Jane Eyre; PG-13, 115 minutes; Vinegar Hill Theatre

 You would not be wrong to wonder if it’s even possible to get fired up for a new movie version of Charlotte Brontë’s 1847 novel, which has been adapted into some form of motion picture at least once every decade since 1914. But this one, intelligently scripted by Moira Buffini (Tamara Drewe) and directed by Cary Fukunaga (Sin Nombre) has its own fire to spare.

Cary Fukunaga (Sin Nombre) directed the latest version of Jane Eyre, starring Mia Wasikowska as Jane and Michael Fassbender as Mr. Rochester.

You know the drill: A headstrong teenaged governess (Mia Wasikowska), having overcome a really rotten childhood, falls for a brooding lord (Michael Fassbender) with his own dark past. The most important thing to understand about Jane Eyre is that she’s self-possessed, given all that has preceded her arrival at the gloomy estate of one Edward Rochester. This fellow, too, might be called self-possessed, and also a tad temperamental. As he and Jane talk to each other, most of the time in beautifully lofty language, they find themselves engaged in a mutually invigorating battle of wills.

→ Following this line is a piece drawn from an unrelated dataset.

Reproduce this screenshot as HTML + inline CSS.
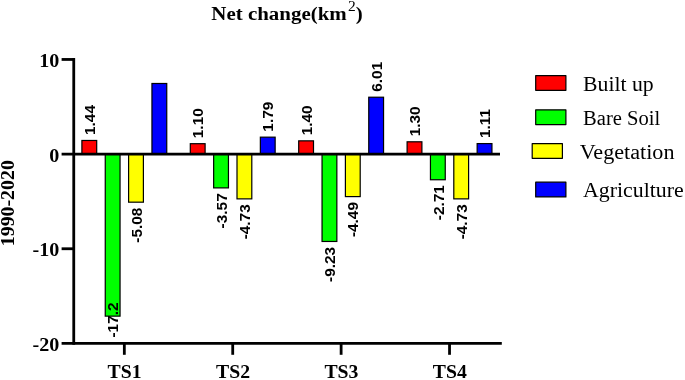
<!DOCTYPE html>
<html lang="en"><head><meta charset="utf-8"><title>Net change (km2) 1990-2020</title>
<style>
html,body{margin:0;padding:0;background:#fff;}
body{width:685px;height:380px;overflow:hidden;}
svg{display:block;}
.serifb{font-family:"Liberation Serif",serif;font-weight:bold;fill:#000;}
.serif{font-family:"Liberation Serif",serif;font-weight:normal;fill:#000;}
.lab{font-family:"Liberation Sans",sans-serif;font-weight:bold;fill:#000;}
</style></head><body>
<svg width="685" height="380" viewBox="0 0 685 380">
<rect x="0" y="0" width="685" height="380" fill="#ffffff"/>
<text class="serifb" x="211.3" y="20.4" font-size="19.6" textLength="151.4" lengthAdjust="spacingAndGlyphs">Net change(km<tspan font-size="14.5" font-weight="normal" dx="1.2" dy="-9.6">2</tspan><tspan dy="9.6">)</tspan></text>
<rect x="81.90" y="140.47" width="14.80" height="13.63" fill="#ff0000" stroke="#000" stroke-width="1.2"/>
<text class="lab" font-size="15.4" text-anchor="start" transform="translate(94.95 134.97) rotate(-90)">1.44</text>
<rect x="105.25" y="154.10" width="14.80" height="162.04" fill="#00ff00" stroke="#000" stroke-width="1.2"/>
<text class="lab" font-size="15.4" text-anchor="end" textLength="35.10" lengthAdjust="spacingAndGlyphs" transform="translate(118.30 302.50) rotate(-90)">-17.2</text>
<rect x="128.60" y="154.10" width="14.80" height="48.08" fill="#ffff00" stroke="#000" stroke-width="1.2"/>
<text class="lab" font-size="15.4" text-anchor="end" textLength="35.10" lengthAdjust="spacingAndGlyphs" transform="translate(141.65 207.58) rotate(-90)">-5.08</text>
<rect x="151.95" y="83.49" width="14.80" height="70.61" fill="#0000ff" stroke="#000" stroke-width="1.2"/>
<rect x="190.30" y="143.69" width="14.80" height="10.41" fill="#ff0000" stroke="#000" stroke-width="1.2"/>
<text class="lab" font-size="15.4" text-anchor="start" transform="translate(203.35 138.19) rotate(-90)">1.10</text>
<rect x="213.65" y="154.10" width="14.80" height="33.79" fill="#00ff00" stroke="#000" stroke-width="1.2"/>
<text class="lab" font-size="15.4" text-anchor="end" textLength="35.10" lengthAdjust="spacingAndGlyphs" transform="translate(226.70 193.29) rotate(-90)">-3.57</text>
<rect x="237.00" y="154.10" width="14.80" height="44.77" fill="#ffff00" stroke="#000" stroke-width="1.2"/>
<text class="lab" font-size="15.4" text-anchor="end" textLength="35.10" lengthAdjust="spacingAndGlyphs" transform="translate(250.05 204.27) rotate(-90)">-4.73</text>
<rect x="260.35" y="137.16" width="14.80" height="16.94" fill="#0000ff" stroke="#000" stroke-width="1.2"/>
<text class="lab" font-size="15.4" text-anchor="start" transform="translate(273.40 131.66) rotate(-90)">1.79</text>
<rect x="298.70" y="140.85" width="14.80" height="13.25" fill="#ff0000" stroke="#000" stroke-width="1.2"/>
<text class="lab" font-size="15.4" text-anchor="start" transform="translate(311.75 135.35) rotate(-90)">1.40</text>
<rect x="322.05" y="154.10" width="14.80" height="87.36" fill="#00ff00" stroke="#000" stroke-width="1.2"/>
<text class="lab" font-size="15.4" text-anchor="end" textLength="35.10" lengthAdjust="spacingAndGlyphs" transform="translate(335.10 246.86) rotate(-90)">-9.23</text>
<rect x="345.40" y="154.10" width="14.80" height="42.50" fill="#ffff00" stroke="#000" stroke-width="1.2"/>
<text class="lab" font-size="15.4" text-anchor="end" textLength="35.10" lengthAdjust="spacingAndGlyphs" transform="translate(358.45 202.00) rotate(-90)">-4.49</text>
<rect x="368.75" y="97.22" width="14.80" height="56.88" fill="#0000ff" stroke="#000" stroke-width="1.2"/>
<text class="lab" font-size="15.4" text-anchor="start" transform="translate(381.80 91.72) rotate(-90)">6.01</text>
<rect x="407.10" y="141.80" width="14.80" height="12.30" fill="#ff0000" stroke="#000" stroke-width="1.2"/>
<text class="lab" font-size="15.4" text-anchor="start" transform="translate(420.15 136.30) rotate(-90)">1.30</text>
<rect x="430.45" y="154.10" width="14.80" height="25.65" fill="#00ff00" stroke="#000" stroke-width="1.2"/>
<text class="lab" font-size="15.4" text-anchor="end" textLength="35.10" lengthAdjust="spacingAndGlyphs" transform="translate(443.50 185.15) rotate(-90)">-2.71</text>
<rect x="453.80" y="154.10" width="14.80" height="44.77" fill="#ffff00" stroke="#000" stroke-width="1.2"/>
<text class="lab" font-size="15.4" text-anchor="end" textLength="35.10" lengthAdjust="spacingAndGlyphs" transform="translate(466.85 204.27) rotate(-90)">-4.73</text>
<rect x="477.15" y="143.59" width="14.80" height="10.51" fill="#0000ff" stroke="#000" stroke-width="1.2"/>
<text class="lab" font-size="15.4" text-anchor="start" transform="translate(490.20 138.09) rotate(-90)">1.11</text>
<g stroke="#000" stroke-width="2.8" fill="none" stroke-linecap="butt">
<line x1="73.75" y1="58.05" x2="73.75" y2="344.8"/>
<line x1="61.6" y1="154.1" x2="500" y2="154.1"/>
<line x1="61.6" y1="343.4" x2="501.8" y2="343.4"/>
<line x1="61.6" y1="59.45" x2="73.75" y2="59.45"/>
<line x1="61.6" y1="248.75" x2="73.75" y2="248.75"/>
<line x1="124.33" y1="343.4" x2="124.33" y2="354.8"/>
<line x1="232.72" y1="343.4" x2="232.72" y2="354.8"/>
<line x1="341.12" y1="343.4" x2="341.12" y2="354.8"/>
<line x1="449.53" y1="343.4" x2="449.53" y2="354.8"/>
</g>
<text class="serifb" font-size="19.5" text-anchor="end" x="59.3" y="67.05" textLength="20.10" lengthAdjust="spacingAndGlyphs">10</text>
<text class="serifb" font-size="19.5" text-anchor="end" x="59.3" y="161.70" textLength="10.05" lengthAdjust="spacingAndGlyphs">0</text>
<text class="serifb" font-size="19.5" text-anchor="end" x="59.3" y="256.35" textLength="26.80" lengthAdjust="spacingAndGlyphs">-10</text>
<text class="serifb" font-size="19.5" text-anchor="end" x="59.3" y="351.00" textLength="26.80" lengthAdjust="spacingAndGlyphs">-20</text>
<text class="serifb" font-size="19" text-anchor="middle" x="124.62" y="378" textLength="34" lengthAdjust="spacingAndGlyphs">TS1</text>
<text class="serifb" font-size="19" text-anchor="middle" x="233.03" y="378" textLength="34" lengthAdjust="spacingAndGlyphs">TS2</text>
<text class="serifb" font-size="19" text-anchor="middle" x="341.43" y="378" textLength="34" lengthAdjust="spacingAndGlyphs">TS3</text>
<text class="serifb" font-size="19" text-anchor="middle" x="449.83" y="378" textLength="34" lengthAdjust="spacingAndGlyphs">TS4</text>
<text class="serifb" font-size="19" text-anchor="middle" textLength="86" lengthAdjust="spacingAndGlyphs" transform="translate(14.2 203.2) rotate(-90)">1990-2020</text>
<rect x="535.70" y="75.60" width="30.2" height="14.7" fill="#ff0000" stroke="#000" stroke-width="1.2" stroke-linejoin="round"/>
<text class="serif" font-size="20" x="583.05" y="90.50" textLength="70.65" lengthAdjust="spacingAndGlyphs">Built up</text>
<rect x="535.70" y="109.85" width="30.2" height="14.7" fill="#00ff00" stroke="#000" stroke-width="1.2" stroke-linejoin="round"/>
<text class="serif" font-size="20" x="583.05" y="124.50" textLength="77.15" lengthAdjust="spacingAndGlyphs">Bare Soil</text>
<rect x="532.20" y="143.60" width="30.2" height="14.7" fill="#ffff00" stroke="#000" stroke-width="1.2" stroke-linejoin="round"/>
<text class="serif" font-size="20" x="579.80" y="158.90" textLength="94.65" lengthAdjust="spacingAndGlyphs">Vegetation</text>
<rect x="535.70" y="182.20" width="30.2" height="14.7" fill="#0000ff" stroke="#000" stroke-width="1.2" stroke-linejoin="round"/>
<text class="serif" font-size="20" x="583.05" y="197.40" textLength="100.65" lengthAdjust="spacingAndGlyphs">Agriculture</text>
</svg>
</body></html>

A romance between them should therefore seem inevitable, but also unlikely; in addition to the differences of age and social status, there is also that one rather important thing he’s not telling her. Hint: Is that a voice in her head or in the attic?

That Jane, said to be plain, and Rochester, said (by Jane) to be ugly, are portrayed respectively by the un-plain Wasikowska and the un-ugly Fassbender doesn’t impugn Fukunaga’s fidelity to the book. You can just take it for granted that these two characters have a long movie history of interesting but technically inaccurate casting: She’s been played by the likes of Joan Fontaine, Charlotte Gainsbourg and Samantha Morton; he by the likes of Orson Welles, William Hurt and Timothy Dalton. What matters most is the rapport between them, and with Wasikowska and Fassbender in the roles, it’s electric.

For any pair of actors, this duo is a strange inheritance. Taking Jane Eyre into account along with Fish Tank before it, Fassbender might be seen as settling into that peculiar niche, formerly occupied by Jeremy Irons, of the slender suave Englishman who seems always to be having on-screen affairs with teenaged girls. Well, power to him: He sure is good at it. Wasikowska for her part is as steady and alert as ever, delivering exactly the right blend of wisdom and vulnerability. Having abided Tim Burton’s ultimately shrug-worthy Alice in Wonderland, she finally has the classic reboot that she deserves.

The supporting cast includes strategic applications of Judi Dench, Jamie Bell, Sally Hawkins and Simon McBurney. The film also benefits from Fukunaga’s reunion with Sin Nombre cinematographer Adriano Goldman, who again shows a keen eye for the inherent expressionism of natural light—another means by which an old story comes newly to life. By being greater than the sum of its parts, this Jane Eyre should stay fresh for a while, at least until the next one.